Evolutionary relationships of prolamin genes in different cereal species

As described above, three novel LMW-i genes isolated from T. monoccocum showed similar structures with other LMW-GS genes, but unique features exist when compared to other LMW-i genes of cultivated einkorn and hexaploid species, especially in extra cysteine residue, SNPs and InDels variations. These novel genes have provided new information for understanding the structural differentiation and evolutionary relationships among prolamin genes in different cereal species. As shown in phylogenetic analysis, the LMW-i type subunits encoded by Glu-A3 were clearly different from the other two groups of LMW-GS and early diverged from primitive LMW-GS at about 12.92 MYA, which is earlier than the divergent time (7.2–10.0 MYA) of x- and y-type HMW-GS genes and the origin of A, B and D genomes (5.0–6.9 MYA) estimated by Allaby et al. (1999).
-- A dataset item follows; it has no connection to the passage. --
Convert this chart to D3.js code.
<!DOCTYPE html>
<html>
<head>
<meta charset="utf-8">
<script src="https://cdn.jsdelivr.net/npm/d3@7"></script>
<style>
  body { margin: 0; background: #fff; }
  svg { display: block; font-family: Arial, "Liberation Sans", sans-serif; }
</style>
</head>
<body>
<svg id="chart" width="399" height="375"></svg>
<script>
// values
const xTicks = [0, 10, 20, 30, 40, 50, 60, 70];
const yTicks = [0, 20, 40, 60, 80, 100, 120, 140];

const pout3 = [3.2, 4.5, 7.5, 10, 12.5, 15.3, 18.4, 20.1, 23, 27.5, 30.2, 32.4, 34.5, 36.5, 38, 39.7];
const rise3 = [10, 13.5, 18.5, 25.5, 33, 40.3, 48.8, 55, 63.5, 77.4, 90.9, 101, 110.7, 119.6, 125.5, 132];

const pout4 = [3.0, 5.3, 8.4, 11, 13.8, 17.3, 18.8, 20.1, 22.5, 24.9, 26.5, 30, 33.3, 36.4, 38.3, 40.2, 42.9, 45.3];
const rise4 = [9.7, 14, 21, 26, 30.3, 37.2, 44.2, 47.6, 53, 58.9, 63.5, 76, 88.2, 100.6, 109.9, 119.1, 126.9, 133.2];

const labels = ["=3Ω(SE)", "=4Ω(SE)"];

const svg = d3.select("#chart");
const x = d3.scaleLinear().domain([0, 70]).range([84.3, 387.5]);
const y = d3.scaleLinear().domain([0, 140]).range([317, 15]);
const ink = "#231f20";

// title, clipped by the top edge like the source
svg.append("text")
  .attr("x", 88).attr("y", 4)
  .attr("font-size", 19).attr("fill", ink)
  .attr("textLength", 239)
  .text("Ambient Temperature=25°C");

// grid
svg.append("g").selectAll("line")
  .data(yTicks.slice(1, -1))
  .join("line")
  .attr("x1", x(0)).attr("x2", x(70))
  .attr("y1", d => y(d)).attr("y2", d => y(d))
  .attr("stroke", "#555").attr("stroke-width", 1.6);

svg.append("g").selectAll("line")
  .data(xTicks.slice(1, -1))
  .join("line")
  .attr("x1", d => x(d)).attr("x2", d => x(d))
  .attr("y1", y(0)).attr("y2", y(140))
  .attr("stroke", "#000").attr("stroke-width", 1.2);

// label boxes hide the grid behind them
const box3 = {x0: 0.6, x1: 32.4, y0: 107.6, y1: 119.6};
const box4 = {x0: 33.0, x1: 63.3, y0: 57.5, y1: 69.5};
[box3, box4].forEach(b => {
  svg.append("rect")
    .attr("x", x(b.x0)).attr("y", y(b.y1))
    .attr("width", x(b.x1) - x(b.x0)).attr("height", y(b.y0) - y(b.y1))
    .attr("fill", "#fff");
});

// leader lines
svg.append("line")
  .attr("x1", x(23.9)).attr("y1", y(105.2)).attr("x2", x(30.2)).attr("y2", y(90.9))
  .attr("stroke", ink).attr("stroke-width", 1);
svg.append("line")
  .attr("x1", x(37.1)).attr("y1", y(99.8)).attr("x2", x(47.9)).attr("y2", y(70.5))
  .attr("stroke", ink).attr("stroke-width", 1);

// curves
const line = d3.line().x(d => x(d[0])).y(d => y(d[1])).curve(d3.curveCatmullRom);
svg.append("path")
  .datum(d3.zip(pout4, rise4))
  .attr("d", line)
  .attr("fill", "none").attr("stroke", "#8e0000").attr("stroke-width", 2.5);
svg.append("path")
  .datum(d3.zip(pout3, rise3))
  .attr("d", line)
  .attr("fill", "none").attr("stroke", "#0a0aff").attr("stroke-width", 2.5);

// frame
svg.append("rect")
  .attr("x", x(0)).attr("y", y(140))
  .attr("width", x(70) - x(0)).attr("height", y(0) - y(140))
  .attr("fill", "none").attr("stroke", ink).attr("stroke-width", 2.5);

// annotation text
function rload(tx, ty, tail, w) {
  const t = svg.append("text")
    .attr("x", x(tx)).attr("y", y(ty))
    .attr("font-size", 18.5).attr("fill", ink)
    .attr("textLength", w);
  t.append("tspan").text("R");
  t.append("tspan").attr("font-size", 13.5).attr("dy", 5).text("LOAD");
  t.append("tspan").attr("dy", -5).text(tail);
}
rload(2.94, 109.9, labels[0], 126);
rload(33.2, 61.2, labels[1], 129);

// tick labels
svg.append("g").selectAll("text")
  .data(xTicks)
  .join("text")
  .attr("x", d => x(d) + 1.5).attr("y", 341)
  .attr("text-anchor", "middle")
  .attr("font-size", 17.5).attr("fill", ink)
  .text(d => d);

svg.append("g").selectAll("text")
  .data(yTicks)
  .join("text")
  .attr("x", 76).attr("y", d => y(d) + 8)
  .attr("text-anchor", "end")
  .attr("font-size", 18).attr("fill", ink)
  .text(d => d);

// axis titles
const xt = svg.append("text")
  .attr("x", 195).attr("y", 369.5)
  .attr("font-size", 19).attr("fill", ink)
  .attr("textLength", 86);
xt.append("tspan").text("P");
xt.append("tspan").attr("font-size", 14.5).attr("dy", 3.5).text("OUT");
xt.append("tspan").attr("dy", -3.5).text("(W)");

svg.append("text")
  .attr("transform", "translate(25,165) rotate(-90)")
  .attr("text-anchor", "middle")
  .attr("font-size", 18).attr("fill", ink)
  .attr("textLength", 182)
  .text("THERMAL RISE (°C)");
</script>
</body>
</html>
The LMW-i genes from Am genome had 95% identity with those from A genome of common wheat and the differentiation of Am and A genomes occurred 3.98 MYA, close to the estimated divergence time (3.13 MYA) between T. monococcum LMW glutenin Glu-A3-3 and T. durum Glu-A3-1 locus (Wicker et al. 2003).
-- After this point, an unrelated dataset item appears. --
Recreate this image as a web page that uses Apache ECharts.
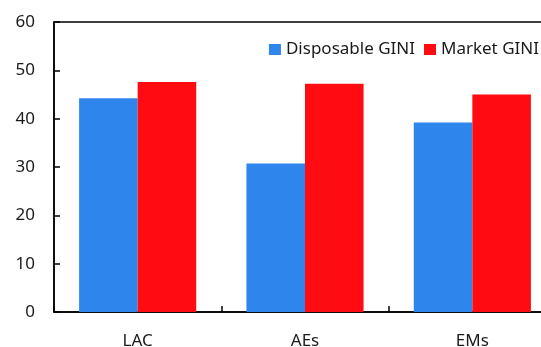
<!DOCTYPE html>
<html>
<head>
<meta charset="utf-8">
<script src="https://cdn.jsdelivr.net/npm/echarts@6/dist/echarts.min.js"></script>
<style>html,body{margin:0;padding:0;background:#fff}#c{width:541px;height:347px}</style>
</head>
<body>
<div id="c"></div>
<script>
var categories = ["LAC", "AEs", "EMs"];
var disposableGini = [44.2, 30.7, 39.2];
var marketGini = [47.6, 47.2, 45.0];
var seriesNames = ["Disposable GINI", "Market GINI"];

var FONT = "'Noto Sans', 'Open Sans', sans-serif";
var chart = echarts.init(document.getElementById('c'), null, {renderer: 'canvas'});
chart.setOption({
  animation: false,
  grid: {left: 54, right: -15, top: 22, bottom: 35, show: true, borderColor: '#000', borderWidth: 1.5,
         backgroundColor: 'transparent', outerBoundsMode: 'none', containLabel: false},
  legend: {
    right: -3, top: 36, itemWidth: 12, itemHeight: 11, itemGap: 9,
    icon: 'rect',
    textStyle: {fontFamily: FONT, fontSize: 17, color: '#1a1a1a'},
    data: seriesNames
  },
  xAxis: {
    type: 'category', data: categories,
    axisLine: {lineStyle: {color: '#000', width: 1.5}},
    axisTick: {show: true, inside: true, length: 6, lineStyle: {color: '#000', width: 1.5}},
    axisLabel: {fontFamily: FONT, fontSize: 17, color: '#1a1a1a', margin: 21}
  },
  yAxis: {
    type: 'value', min: 0, max: 60, interval: 10,
    axisLine: {show: true, lineStyle: {color: '#000', width: 1.5}},
    axisTick: {show: true, inside: true, length: 6, lineStyle: {color: '#000', width: 1.5}},
    axisLabel: {fontFamily: FONT, fontSize: 17, color: '#1a1a1a', margin: 19},
    splitLine: {show: false}
  },
  series: [
    {name: seriesNames[0], type: 'bar', data: disposableGini, barGap: '0%', barCategoryGap: '30%',
     itemStyle: {color: '#2E86EC'}},
    {name: seriesNames[1], type: 'bar', data: marketGini,
     itemStyle: {color: '#FF0C12'}}
  ]
});
</script>
</body>
</html>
In the evolutionary history of prolamin genes, the loci of LMW-GS and HMW-GS as well as D-hordeins diverge earlier, at about 45.34 MYA. In relatively recent years, LMW-GS diverged with gliadins about 40.10–32.18 MYA. In fact, many reports have shown that some of the B group, most of the C and D group are the modified gliadins that have acquired the ability to participate in the formation of the glutenin polymers (Lew et al. 1992; D’Ovidio and Masci 2004). Cereal prolamins constitute a protein superfamily with limited sequence homology, of which the S-rich prolamins are the most abundant and structurally diverse. Comparative analysis demonstrated that the C-terminal domains of some LMW-GS as well as other cereal S-rich prolamins possess three conserved regions, called A, B and D (Kreis and Shewry 1989). This suggests that they have evolved by the triplication of a single short ancestral sequence. Various events, including SNPs and InDels variations have resulted in considerable diversity in prolamin structures. Past studies demonstrated that most deletions and insertions were probably caused by unequal crossing-over and slippage during replications. So far, LMW-GS as well as other prolamin genes have shown to lack introns that are generally considered as a primitive feature (Kreis and Shewry 1989), which may provide useful information for understanding the evolutionary relationships among plant genes. Particularly, the absence of typical N-terminal sequences of the LMW-i type subunits, probably resulted from deletions of DNA fragments and hence resulted in this variation form, may reflect its recent origin from a more ancient LMW-m or LMW-s type gene.

Recent studies have demonstrated that two LMW-GS genes (AY146588-1 and AY146588-2) in T. monococcum may be separated from each other by more than 150 kbp. Duplications and deletions of large fragments, probably due to illegitimate recombination have resulted in the differentiation of gene loci and the striking differences in the intergenic landscape between the Am and A genomes have revealed rapid genome divergence at orthologous LMW-GS loci (Wicker et al. 2003). In addition, their works also show that the wheat genome has undergone dramatic changes even in “recent” evolutionary times because of the various InDels present in T. monococcum. Therefore, the extensive variations in LMW-GS of cultivated einkorn and other wheat relatives may provide a rich gene source for improving hexaploid wheat quality properties.